Focus instead of what the sex means for the marriage. Why do you want to have it with your spouse so very much? Express that deeper need and desire. Yes, it feels good, but if it were only about a physical release of tension, let’s face it: You could do that yourself. Instead, you desire to be one with your spouse. Figure out how to communicate that.

Talk about what you want your sex life to look like, rather than bringing out a list of perceived offenses. Look ahead to a positive, progressing future for your marriage bed, rather than dwelling on problems in the past.
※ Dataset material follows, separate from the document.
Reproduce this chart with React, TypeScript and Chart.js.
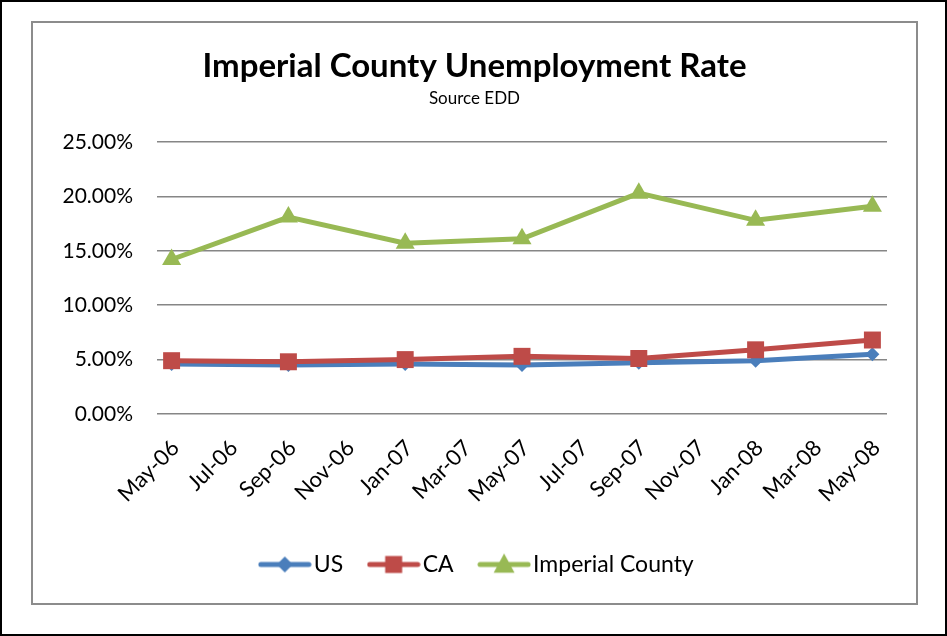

Ask for baby steps. If you’ve been having sex once a month and you expect to start having it every day, you need to dial back your expectations. Yes, I know you feel like you’re in a sexual desert and a spoonful of intimacy isn’t nearly enough. However, change takes time. Talk to people who have quit smoking or drinking or lost a lot of weight, and they’ll tell you it happened day by day, decision by decision. Prioritize moving in the right direction, and over time you can make a lot of progress.

Ask to add an additional sexual encounter to your regular routine. Encourage her to try one new position. Request he spend a few more minutes in foreplay. Purchase together one sexual aid (lubricant, game, etc.) to try. Celebrate small successes and improve your sexual intimacy bit by bit. Being married has the distinct advantage of a long period of time to make huge strides in fostering intimacy — but they’re made step by step.

So those are a few tips for addressing sexual problems in your marriage. What have you found that works? What challenges do you still face in getting your spouse to discuss sexual issues?